Cream of Kale Soup

Cream of Kale Soup



Kale, or borecole, is a cousin of the wild cabbage family, a buddy to your taste buds and mother approved as part of a well balanced diet. To put it plainly, unless you have been avoiding all forms of nutrition news over the past decade, you know that Kale is the new “apple a day” and with so many good reasons why.

For starters, it is crammed with calcium. Yes calcium. On a gram to gram basis, kale’s calcium content is more bioavailable than cow’s milk (Heaney, R.P., 1990; Kamchan, A. et al., 2004). Other health superstars contained in kale include thiamin, riboflavin, folate, iron, magnesium and phosphorus. We’re not done yet. Kale is also a VERY good source of vitamin C, vitamin K, vitamin B6, potassium, copper, manganese and lutein. Lutein, which is found in dark leafy greens, is believed by scientists today to assist in the reduction of age-related blindness (Geissler, C., 2010). And holy fibre! This is what people like to refer to as a natural Gastro Intestinal scrubber. Shall we go on? Ok. It’s also a fantastic way to add some additional protein to your diet as well as simultaneously top up on antioxidants! How can you argue with any of that?

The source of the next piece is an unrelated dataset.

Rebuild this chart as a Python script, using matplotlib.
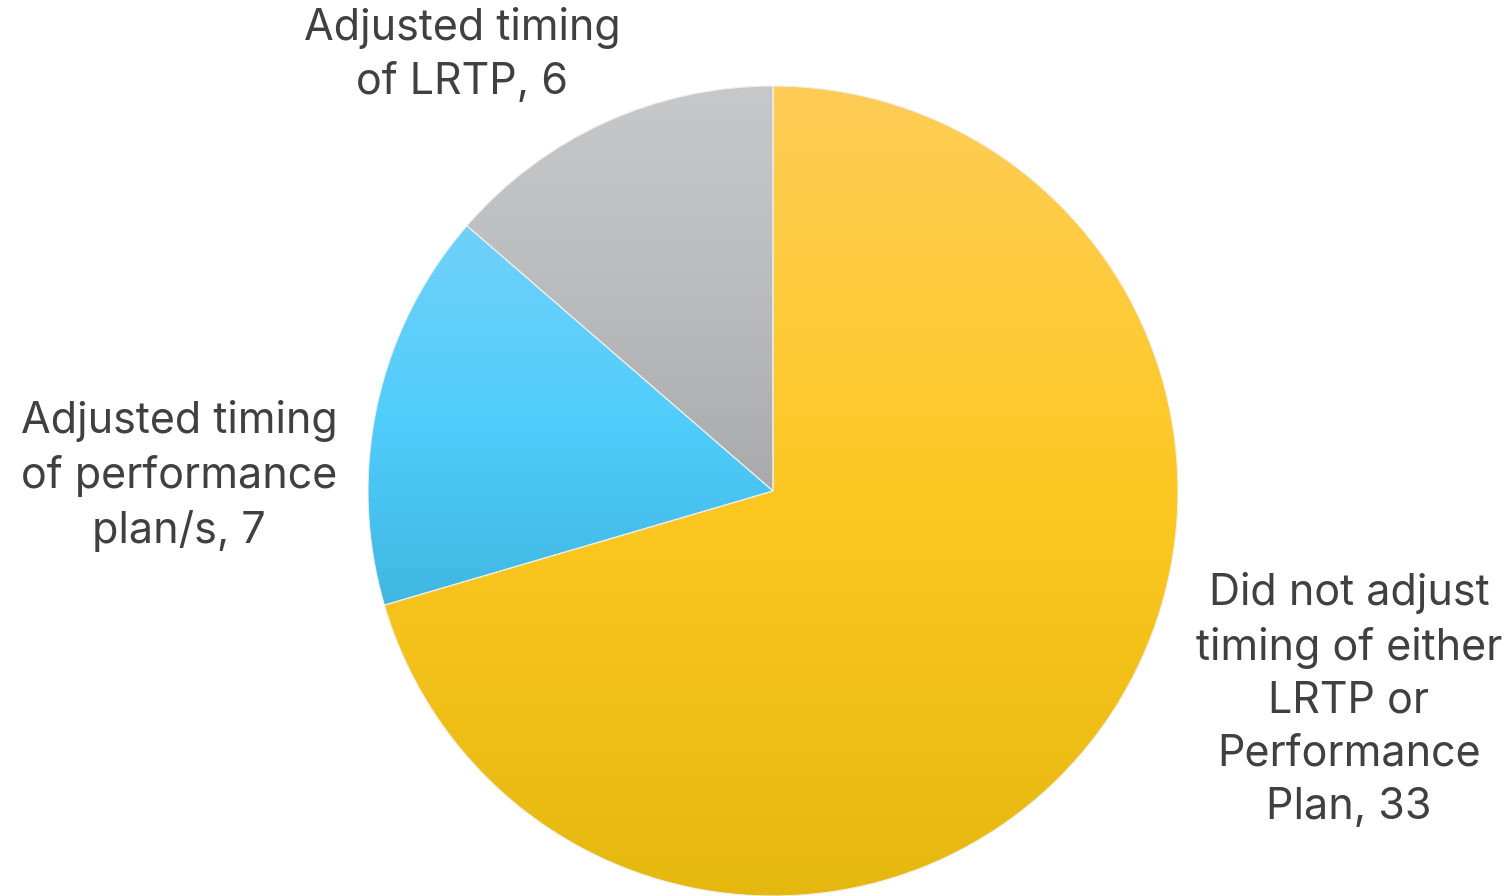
import numpy as np
import matplotlib
matplotlib.use("Agg")
import matplotlib.pyplot as plt
from matplotlib.colors import LinearSegmentedColormap

categories = ["Did not adjust\ntiming of either\nLRTP or\nPerformance\nPlan",
              "Adjusted timing\nof performance\nplan/s",
              "Adjusted timing\nof LRTP"]
# slice sizes as drawn in the reference (angles match 31 / 7 / 6)
values = [31, 7, 6]
# numbers printed in the labels
label_values = [33, 7, 6]
grad_top = ["#FFCD56", "#70D1F9", "#C7C8CA"]
grad_mid = ["#FDC822", "#51CDFD", "#BBBCBE"]
grad_bot = ["#E5B80F", "#3FB7E1", "#A9AAAC"]
label_pos_px = [(1349, 700), (179, 476), (462, 55)]

W, H = 1511, 896
fig = plt.figure(figsize=(W / 100, H / 100), dpi=100)
ax = fig.add_axes([0, 0, 1, 1])
R = 405.0
cx, cy = 773.0, H - 491.0

wedges, _ = ax.pie(values, startangle=90, counterclock=False, radius=R,
                   center=(cx, cy), frame=True,
                   wedgeprops=dict(linewidth=0.8, edgecolor="#EEEEEE"))
ax.set_xlim(0, W)
ax.set_ylim(0, H)
ax.set_aspect("equal")
ax.axis("off")

for i, w in enumerate(wedges):
    w.set_facecolor("none")
    path = w.get_path().transformed(w.get_patch_transform())
    verts = path.vertices
    ymin, ymax = verts[:, 1].min(), verts[:, 1].max()
    xmin, xmax = verts[:, 0].min(), verts[:, 0].max()
    cmap = LinearSegmentedColormap.from_list(f"g{i}", [grad_bot[i], grad_mid[i], grad_top[i]])
    grad = np.linspace(0, 1, 256).reshape(-1, 1)
    im = ax.imshow(grad, cmap=cmap, extent=(xmin, xmax, ymin, ymax), origin="lower",
                   aspect="auto", zorder=1, interpolation="bicubic")
    im.set_clip_path(w)
    w.set_zorder(2)

ax.set_xlim(0, W)
ax.set_ylim(0, H)

for i, (lab, v) in enumerate(zip(categories, label_values)):
    x, y = label_pos_px[i]
    ax.text(x, H - y, f"{lab}, {v}", ha="center", va="center", fontsize=31,
            color="#404040", family=["Inter", "DejaVu Sans"], linespacing=1.38, zorder=5)

fig.savefig("out.png", dpi=100)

Now, what to do with your new found best friend? The good news is that you can literally eat it anytime of the day. “Breakfast is on” with green smoothies, savoury kale pancakes and tofu with kale scrambles; to “lunch is served” with lemony kale and lentil salad, cream of kale soup and sautéed garlic kale with your favourite veggie sandwich; to “ring the dinner bell” for kale stuffed ravioli or kale and sweet potato chili; to “snack time” with some homemade spicy kale chips! Enough said.

Kale-abunga Dudes and Dudettes.

Geissler, Catherine. Human Nutrition, 12th Edition. Churchill Livingstone, 10:2010. p. 8.
Heaney, R.P., and Weaver, C.M.. Calcium absorption from Kale. Journal of Clinical Nutrition, 52:1990. pp656-657.
Kamchan, A. et al.. In vitro calcium bioavailabity of vegetables, legumes and seeds. Journal of Food Composition and Analysis. 17:2004. pp311-320.


  • 1 tbsp oil
  • 1 large onion, diced
  • 1 leek (white parts only), diced
  • 4 garlic cloves, minced
  • 3 tbsp fresh ginger, chopped
  • 1 small head of cauliflower, greens removed, chopped
  • 1 small celeriac root, diced
  • 1 tsp ground coriander
  • 1 tsp ground cumin
  • 6 cups water
  • 5 cups kale, chopped – you can include stems here too if you’d like
  • 1 lemon juiced, seeds removed
  • 1 cup unsweetened milk alternative
  • 1 tsp sea salt
  • Black pepper to taste


Fresh cilantro (optional)


In a large stock pot over medium heat add oil. Once heated add onion, leek, garlic and ginger. Sauté until fragrant, about 3 minutes. Next add cauliflower and celeriac root and sauté for another 3 minutes. Add coriander and cumin and sauté until fragrant, about 3 minutes. Add water and stir. Allow water to come to a boil and let boil for 5 minutes. Next add kale and incorporate until it is fully wilted. Next, very carefully, either using a blender or hand immersion blender puree the soup completely. Now add lemon juice, milk, salt and pepper. Taste and adjust seasoning with salt and pepper if needed. Serve and garnish with cilantro (if using).